Both proposals would allocate another round of $1,200 direct payments to American families, with the necessary qualifications nearly identical to the first stimulus check.
In both the HEALS Act and HEROES Act, individuals who earn a gross adjusted income of up to $75,000 and couples earning $150,000 would receive the full $1,200 or $2,400 payments, respectively.

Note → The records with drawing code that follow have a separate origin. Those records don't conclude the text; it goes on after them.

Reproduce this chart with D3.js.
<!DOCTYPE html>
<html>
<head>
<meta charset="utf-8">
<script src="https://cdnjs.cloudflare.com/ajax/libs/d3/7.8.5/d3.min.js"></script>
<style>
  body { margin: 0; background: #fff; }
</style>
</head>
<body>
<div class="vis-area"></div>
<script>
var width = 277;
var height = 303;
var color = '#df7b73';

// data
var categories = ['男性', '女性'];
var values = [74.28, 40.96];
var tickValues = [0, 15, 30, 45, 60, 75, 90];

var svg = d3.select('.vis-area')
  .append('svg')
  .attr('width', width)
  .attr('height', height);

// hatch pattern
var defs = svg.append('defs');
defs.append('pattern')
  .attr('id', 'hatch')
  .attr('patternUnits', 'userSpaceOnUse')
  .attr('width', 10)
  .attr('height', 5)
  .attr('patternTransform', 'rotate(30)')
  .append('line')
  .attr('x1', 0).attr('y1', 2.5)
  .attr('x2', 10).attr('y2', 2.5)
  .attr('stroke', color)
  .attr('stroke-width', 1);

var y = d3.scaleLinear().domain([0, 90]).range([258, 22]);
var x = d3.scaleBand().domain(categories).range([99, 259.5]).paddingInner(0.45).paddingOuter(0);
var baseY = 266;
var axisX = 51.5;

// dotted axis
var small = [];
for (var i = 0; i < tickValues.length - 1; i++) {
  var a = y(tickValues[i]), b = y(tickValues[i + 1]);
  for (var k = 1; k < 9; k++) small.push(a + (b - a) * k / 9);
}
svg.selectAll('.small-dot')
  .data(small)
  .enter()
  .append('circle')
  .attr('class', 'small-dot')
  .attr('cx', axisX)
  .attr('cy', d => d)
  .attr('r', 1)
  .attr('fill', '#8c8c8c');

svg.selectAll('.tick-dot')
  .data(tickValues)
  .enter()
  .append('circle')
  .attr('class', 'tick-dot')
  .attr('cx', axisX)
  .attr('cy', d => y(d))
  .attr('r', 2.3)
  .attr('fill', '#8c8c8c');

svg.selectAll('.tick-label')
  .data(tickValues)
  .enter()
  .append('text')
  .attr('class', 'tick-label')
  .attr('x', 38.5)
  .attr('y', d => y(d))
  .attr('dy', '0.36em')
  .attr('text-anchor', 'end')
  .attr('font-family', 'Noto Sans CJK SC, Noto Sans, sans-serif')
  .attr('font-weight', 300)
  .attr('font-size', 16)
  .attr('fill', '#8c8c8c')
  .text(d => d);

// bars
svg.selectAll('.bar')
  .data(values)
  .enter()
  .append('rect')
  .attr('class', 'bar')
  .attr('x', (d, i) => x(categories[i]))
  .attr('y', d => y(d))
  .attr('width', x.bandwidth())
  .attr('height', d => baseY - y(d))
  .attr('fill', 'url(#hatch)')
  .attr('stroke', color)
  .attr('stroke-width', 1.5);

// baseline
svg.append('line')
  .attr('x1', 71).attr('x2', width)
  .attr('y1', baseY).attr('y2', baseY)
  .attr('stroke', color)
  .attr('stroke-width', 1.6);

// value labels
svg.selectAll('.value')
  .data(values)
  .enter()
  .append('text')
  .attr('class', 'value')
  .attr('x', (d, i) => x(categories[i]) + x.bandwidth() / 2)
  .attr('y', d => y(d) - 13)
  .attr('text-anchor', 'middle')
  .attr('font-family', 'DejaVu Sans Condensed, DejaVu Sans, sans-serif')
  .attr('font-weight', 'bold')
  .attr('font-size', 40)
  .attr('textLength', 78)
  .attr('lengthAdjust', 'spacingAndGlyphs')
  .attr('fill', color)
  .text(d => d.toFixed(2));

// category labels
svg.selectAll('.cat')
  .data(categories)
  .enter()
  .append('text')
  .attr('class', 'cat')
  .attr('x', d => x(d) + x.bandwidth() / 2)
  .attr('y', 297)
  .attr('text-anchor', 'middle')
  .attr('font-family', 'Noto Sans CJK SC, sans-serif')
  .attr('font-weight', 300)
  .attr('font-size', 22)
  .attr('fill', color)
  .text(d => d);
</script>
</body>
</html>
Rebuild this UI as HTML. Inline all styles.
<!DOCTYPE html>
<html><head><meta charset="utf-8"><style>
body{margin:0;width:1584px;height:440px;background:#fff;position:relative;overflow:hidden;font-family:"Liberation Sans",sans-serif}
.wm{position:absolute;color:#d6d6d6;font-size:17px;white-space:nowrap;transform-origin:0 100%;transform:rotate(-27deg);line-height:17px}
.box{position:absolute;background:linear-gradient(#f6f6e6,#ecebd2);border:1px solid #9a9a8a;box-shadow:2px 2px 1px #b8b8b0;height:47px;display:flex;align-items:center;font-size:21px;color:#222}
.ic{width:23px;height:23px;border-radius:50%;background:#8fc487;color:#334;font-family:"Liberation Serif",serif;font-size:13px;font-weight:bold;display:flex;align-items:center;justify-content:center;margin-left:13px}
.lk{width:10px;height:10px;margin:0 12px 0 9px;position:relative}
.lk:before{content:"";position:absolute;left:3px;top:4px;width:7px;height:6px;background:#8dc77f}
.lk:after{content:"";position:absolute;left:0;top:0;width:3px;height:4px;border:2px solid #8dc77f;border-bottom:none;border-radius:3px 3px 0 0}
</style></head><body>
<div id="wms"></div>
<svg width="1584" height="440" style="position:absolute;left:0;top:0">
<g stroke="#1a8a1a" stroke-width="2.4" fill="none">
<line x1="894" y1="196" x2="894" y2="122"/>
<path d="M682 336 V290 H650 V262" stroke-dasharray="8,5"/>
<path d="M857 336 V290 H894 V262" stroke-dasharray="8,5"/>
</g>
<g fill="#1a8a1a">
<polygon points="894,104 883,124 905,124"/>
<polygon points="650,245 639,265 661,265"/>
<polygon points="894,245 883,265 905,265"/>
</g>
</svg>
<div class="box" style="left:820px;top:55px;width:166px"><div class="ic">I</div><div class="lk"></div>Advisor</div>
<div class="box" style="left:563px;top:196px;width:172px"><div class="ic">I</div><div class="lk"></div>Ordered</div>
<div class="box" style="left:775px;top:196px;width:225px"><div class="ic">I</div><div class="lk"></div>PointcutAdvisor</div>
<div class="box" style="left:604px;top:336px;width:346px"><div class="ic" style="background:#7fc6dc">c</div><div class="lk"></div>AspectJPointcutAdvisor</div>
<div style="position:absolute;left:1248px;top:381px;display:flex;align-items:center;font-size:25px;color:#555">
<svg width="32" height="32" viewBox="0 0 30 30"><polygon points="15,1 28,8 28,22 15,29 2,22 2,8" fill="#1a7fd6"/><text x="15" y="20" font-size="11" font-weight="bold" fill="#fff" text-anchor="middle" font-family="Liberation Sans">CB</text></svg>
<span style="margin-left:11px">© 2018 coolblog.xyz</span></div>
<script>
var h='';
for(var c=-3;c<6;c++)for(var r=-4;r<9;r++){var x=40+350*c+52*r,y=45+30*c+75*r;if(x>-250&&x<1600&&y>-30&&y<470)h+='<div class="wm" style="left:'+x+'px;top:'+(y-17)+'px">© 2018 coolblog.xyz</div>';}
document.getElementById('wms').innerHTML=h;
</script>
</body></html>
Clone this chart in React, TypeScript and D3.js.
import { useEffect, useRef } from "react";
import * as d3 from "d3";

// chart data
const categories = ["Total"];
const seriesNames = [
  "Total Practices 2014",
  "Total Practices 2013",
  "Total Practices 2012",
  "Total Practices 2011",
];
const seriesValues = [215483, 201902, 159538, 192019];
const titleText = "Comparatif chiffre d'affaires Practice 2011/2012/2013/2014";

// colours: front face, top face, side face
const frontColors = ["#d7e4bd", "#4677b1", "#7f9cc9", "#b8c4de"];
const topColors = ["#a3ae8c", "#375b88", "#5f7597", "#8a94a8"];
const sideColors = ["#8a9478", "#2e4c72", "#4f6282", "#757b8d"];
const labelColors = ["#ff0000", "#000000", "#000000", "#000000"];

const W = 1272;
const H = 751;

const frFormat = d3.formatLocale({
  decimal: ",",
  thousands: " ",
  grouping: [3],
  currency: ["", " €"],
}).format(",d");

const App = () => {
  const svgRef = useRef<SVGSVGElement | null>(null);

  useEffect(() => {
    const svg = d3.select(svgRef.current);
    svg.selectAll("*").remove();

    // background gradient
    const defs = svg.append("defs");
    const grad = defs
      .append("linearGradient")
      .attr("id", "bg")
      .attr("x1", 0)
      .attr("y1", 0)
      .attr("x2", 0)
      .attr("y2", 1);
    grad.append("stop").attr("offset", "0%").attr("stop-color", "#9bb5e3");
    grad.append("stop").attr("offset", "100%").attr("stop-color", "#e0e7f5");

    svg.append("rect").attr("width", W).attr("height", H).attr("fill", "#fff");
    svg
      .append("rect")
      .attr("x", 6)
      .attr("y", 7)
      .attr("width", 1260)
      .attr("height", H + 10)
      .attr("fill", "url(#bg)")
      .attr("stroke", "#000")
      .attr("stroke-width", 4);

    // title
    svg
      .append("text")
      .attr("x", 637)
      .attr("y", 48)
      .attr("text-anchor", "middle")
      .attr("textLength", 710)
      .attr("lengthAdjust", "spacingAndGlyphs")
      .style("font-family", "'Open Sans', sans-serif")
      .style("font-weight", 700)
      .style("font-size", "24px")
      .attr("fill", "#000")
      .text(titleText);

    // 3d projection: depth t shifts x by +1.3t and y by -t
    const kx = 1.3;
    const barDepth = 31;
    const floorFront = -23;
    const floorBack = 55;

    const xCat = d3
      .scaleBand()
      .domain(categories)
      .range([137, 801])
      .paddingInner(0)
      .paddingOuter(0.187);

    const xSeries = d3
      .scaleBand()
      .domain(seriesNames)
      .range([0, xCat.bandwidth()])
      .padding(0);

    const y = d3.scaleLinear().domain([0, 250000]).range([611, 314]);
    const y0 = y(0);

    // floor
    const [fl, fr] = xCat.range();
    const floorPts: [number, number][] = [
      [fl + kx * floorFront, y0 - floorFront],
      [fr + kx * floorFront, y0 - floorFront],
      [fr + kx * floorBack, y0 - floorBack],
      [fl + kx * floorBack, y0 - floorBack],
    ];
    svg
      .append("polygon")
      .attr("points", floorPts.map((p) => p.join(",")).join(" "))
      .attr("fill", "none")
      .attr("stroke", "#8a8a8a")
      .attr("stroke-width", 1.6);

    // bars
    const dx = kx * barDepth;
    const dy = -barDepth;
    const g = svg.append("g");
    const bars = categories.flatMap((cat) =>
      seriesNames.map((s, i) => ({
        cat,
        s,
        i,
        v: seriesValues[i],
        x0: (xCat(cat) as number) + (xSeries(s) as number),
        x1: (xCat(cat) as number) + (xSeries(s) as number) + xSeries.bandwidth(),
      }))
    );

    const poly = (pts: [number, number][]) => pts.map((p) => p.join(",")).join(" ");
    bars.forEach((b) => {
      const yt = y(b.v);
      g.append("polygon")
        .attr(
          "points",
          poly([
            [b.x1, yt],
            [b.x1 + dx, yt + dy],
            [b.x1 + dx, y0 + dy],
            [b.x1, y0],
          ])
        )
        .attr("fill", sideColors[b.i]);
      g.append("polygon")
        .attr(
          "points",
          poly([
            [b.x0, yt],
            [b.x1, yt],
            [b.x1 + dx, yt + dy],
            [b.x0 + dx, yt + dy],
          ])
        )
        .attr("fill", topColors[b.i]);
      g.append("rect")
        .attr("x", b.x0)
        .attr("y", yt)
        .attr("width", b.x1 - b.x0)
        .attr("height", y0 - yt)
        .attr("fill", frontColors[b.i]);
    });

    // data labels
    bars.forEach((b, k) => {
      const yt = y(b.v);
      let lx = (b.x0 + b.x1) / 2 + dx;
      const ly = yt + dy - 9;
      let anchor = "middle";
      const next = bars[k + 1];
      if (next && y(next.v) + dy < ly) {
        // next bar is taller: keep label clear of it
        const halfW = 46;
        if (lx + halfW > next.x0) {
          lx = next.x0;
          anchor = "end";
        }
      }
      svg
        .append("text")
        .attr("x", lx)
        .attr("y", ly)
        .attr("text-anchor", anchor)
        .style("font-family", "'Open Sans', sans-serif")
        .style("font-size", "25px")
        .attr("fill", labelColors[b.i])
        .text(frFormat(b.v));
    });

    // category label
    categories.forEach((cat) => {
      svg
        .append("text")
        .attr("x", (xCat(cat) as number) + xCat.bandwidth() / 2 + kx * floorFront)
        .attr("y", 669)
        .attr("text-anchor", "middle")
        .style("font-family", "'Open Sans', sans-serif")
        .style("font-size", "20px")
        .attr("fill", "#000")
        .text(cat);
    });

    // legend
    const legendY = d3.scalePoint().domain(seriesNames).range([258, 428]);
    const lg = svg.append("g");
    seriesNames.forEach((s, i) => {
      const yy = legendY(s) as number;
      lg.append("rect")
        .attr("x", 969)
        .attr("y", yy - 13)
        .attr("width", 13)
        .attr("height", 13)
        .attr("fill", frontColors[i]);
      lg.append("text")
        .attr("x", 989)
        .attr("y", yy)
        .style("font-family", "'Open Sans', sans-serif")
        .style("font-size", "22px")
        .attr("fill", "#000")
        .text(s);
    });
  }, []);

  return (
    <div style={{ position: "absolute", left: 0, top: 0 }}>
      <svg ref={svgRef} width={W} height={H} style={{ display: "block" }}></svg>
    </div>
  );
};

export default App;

For higher earners, the checks will be reduced by $5 for every $100 in income and phased out entirely at $99,000 and $198,000.
However, the Democratic proposal would allow undocumented immigrants to receive the money, removing language that prohibited payments from going to anyone who filed taxes jointly with someone who used an Individual Taxpayer Identification Number.
Democrats would also increase the amount of money per child to $1,200 for up to three children, meaning that families could receive a maximum of $6,000 from the government.
The Republican proposal would keep the $500 amount for dependents established in the CARES Act but would modify it so families with dependents over the age of 17 will be able to receive the extra cash.
It's unclear whether the HEALS Act has a limit on how many dependent payments a single household can receive.
About 96 million dependents would be eligible for a payment, 26 million more than the number of dependents eligible under the CARES Act, according to the Tax Foundation.